---- SOURCE EXCERPT

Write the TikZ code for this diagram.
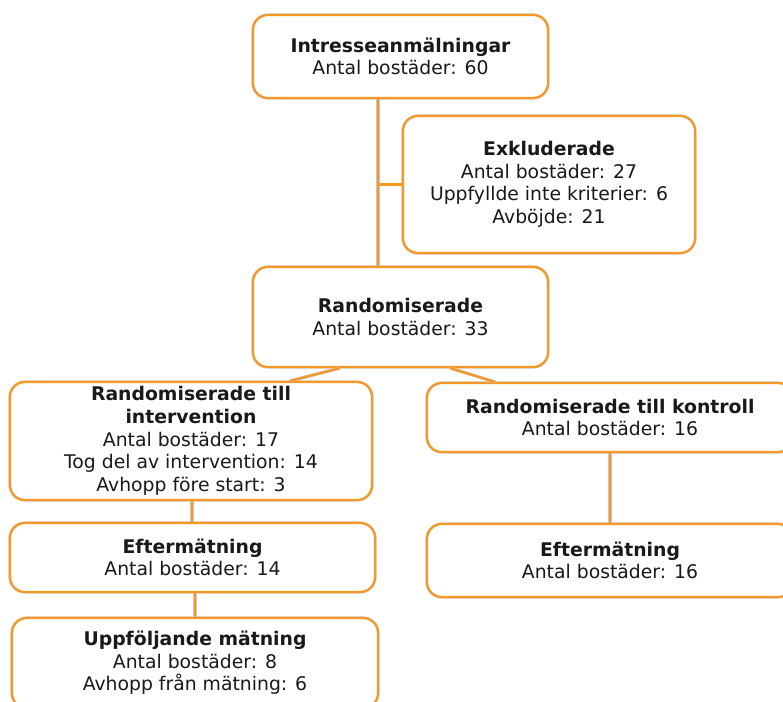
\documentclass[tikz,border=0pt]{standalone}
\usepackage{fontspec}
\setmainfont{DejaVu Sans}
\definecolor{boxorange}{RGB}{247,152,36}
\definecolor{edgegray}{RGB}{205,198,190}
\definecolor{txt}{RGB}{25,25,25}
\begin{document}
\begin{tikzpicture}[x=1pt,y=-1pt,
  flowbox/.style={draw=boxorange, line width=2.2pt, rounded corners=15pt, fill=white,
    align=center, text=txt, inner sep=0pt, font=\fontsize{18.8}{22.6}\selectfont,
    preaction={draw=edgegray, line width=3.2pt}},
  link/.style={draw=boxorange, line width=2.2pt, preaction={draw=edgegray, line width=3.2pt}}]
\useasboundingbox (0,0) rectangle (783,701);
\begin{scope}
\clip (0,0) rectangle (783,701);
\coordinate (br) at (378,185);
\node[flowbox, minimum width=295pt, minimum height=83pt] (top) at (400.5,56.5)
  {\textbf{Intresseanmälningar}\\Antal bostäder: 60};
\node[flowbox, minimum width=292pt, minimum height=137pt] (exkl) at (549,184.5)
  {\textbf{Exkluderade}\\Antal bostäder: 27\\Uppfyllde inte kriterier: 6\\Avböjde: 21};
\node[flowbox, minimum width=295pt, minimum height=100pt] (rand) at (400.5,317)
  {\textbf{Randomiserade}\\Antal bostäder: 33};
\node[flowbox, minimum width=362pt, minimum height=118pt] (interv) at (191,441)
  {\textbf{Randomiserade till}\\\textbf{intervention}\\Antal bostäder: 17\\Tog del av intervention: 14\\Avhopp före start: 3};
\node[flowbox, minimum width=366pt, minimum height=69pt] (kontr) at (610,417.5)
  {\textbf{Randomiserade till kontroll}\\Antal bostäder: 16};
\node[flowbox, minimum width=365pt, minimum height=69pt] (eftl) at (192.5,557.5)
  {\textbf{Eftermätning}\\Antal bostäder: 14};
\node[flowbox, minimum width=366pt, minimum height=73pt] (eftr) at (610,560.5)
  {\textbf{Eftermätning}\\Antal bostäder: 16};
\node[flowbox, minimum width=366pt, minimum height=90pt] (uppf) at (195,663)
  {\textbf{Uppföljande mätning}\\Antal bostäder: 8\\Avhopp från mätning: 6};
\path[link] ([xshift=-22.5pt]top.south) -- ([xshift=-22.5pt]rand.north);
\path[link] (br |- exkl.west) -- (exkl.west);
\path[link] ([xshift=-60.5pt]rand.south) -- ([xshift=99pt]interv.north);
\path[link] ([xshift=49.5pt]rand.south) -- ([xshift=-115pt]kontr.north);
\path[link] ([xshift=1pt]interv.south) -- ([xshift=-0.5pt]eftl.north);
\path[link] ([xshift=2.5pt]eftl.south) -- (uppf.north);
\path[link] (kontr.south) -- (eftr.north);
\end{scope}
\end{tikzpicture}
\end{document}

--------

§ WHAT THE TASK ASKS
Make an exact copy of the listing above. Do not include the pictures.

§ SOLUTION TO THE PROBLEM
Write the TikZ code for this diagram.
\documentclass[tikz,border=0pt]{standalone}
\usepackage{fontspec}
\setmainfont{DejaVu Sans}
\definecolor{boxorange}{RGB}{247,152,36}
\definecolor{edgegray}{RGB}{205,198,190}
\definecolor{txt}{RGB}{25,25,25}
\begin{document}
\begin{tikzpicture}[x=1pt,y=-1pt,
  flowbox/.style={draw=boxorange, line width=2.2pt, rounded corners=15pt, fill=white,
    align=center, text=txt, inner sep=0pt, font=\fontsize{18.8}{22.6}\selectfont,
    preaction={draw=edgegray, line width=3.2pt}},
  link/.style={draw=boxorange, line width=2.2pt, preaction={draw=edgegray, line width=3.2pt}}]
\useasboundingbox (0,0) rectangle (783,701);
\begin{scope}
\clip (0,0) rectangle (783,701);
\coordinate (br) at (378,185);
\node[flowbox, minimum width=295pt, minimum height=83pt] (top) at (400.5,56.5)
  {\textbf{Intresseanmälningar}\\Antal bostäder: 60};
\node[flowbox, minimum width=292pt, minimum height=137pt] (exkl) at (549,184.5)
  {\textbf{Exkluderade}\\Antal bostäder: 27\\Uppfyllde inte kriterier: 6\\Avböjde: 21};
\node[flowbox, minimum width=295pt, minimum height=100pt] (rand) at (400.5,317)
  {\textbf{Randomiserade}\\Antal bostäder: 33};
\node[flowbox, minimum width=362pt, minimum height=118pt] (interv) at (191,441)
  {\textbf{Randomiserade till}\\\textbf{intervention}\\Antal bostäder: 17\\Tog del av intervention: 14\\Avhopp före start: 3};
\node[flowbox, minimum width=366pt, minimum height=69pt] (kontr) at (610,417.5)
  {\textbf{Randomiserade till kontroll}\\Antal bostäder: 16};
\node[flowbox, minimum width=365pt, minimum height=69pt] (eftl) at (192.5,557.5)
  {\textbf{Eftermätning}\\Antal bostäder: 14};
\node[flowbox, minimum width=366pt, minimum height=73pt] (eftr) at (610,560.5)
  {\textbf{Eftermätning}\\Antal bostäder: 16};
\node[flowbox, minimum width=366pt, minimum height=90pt] (uppf) at (195,663)
  {\textbf{Uppföljande mätning}\\Antal bostäder: 8\\Avhopp från mätning: 6};
\path[link] ([xshift=-22.5pt]top.south) -- ([xshift=-22.5pt]rand.north);
\path[link] (br |- exkl.west) -- (exkl.west);
\path[link] ([xshift=-60.5pt]rand.south) -- ([xshift=99pt]interv.north);
\path[link] ([xshift=49.5pt]rand.south) -- ([xshift=-115pt]kontr.north);
\path[link] ([xshift=1pt]interv.south) -- ([xshift=-0.5pt]eftl.north);
\path[link] ([xshift=2.5pt]eftl.south) -- (uppf.north);
\path[link] (kontr.south) -- (eftr.north);
\end{scope}
\end{tikzpicture}
\end{document}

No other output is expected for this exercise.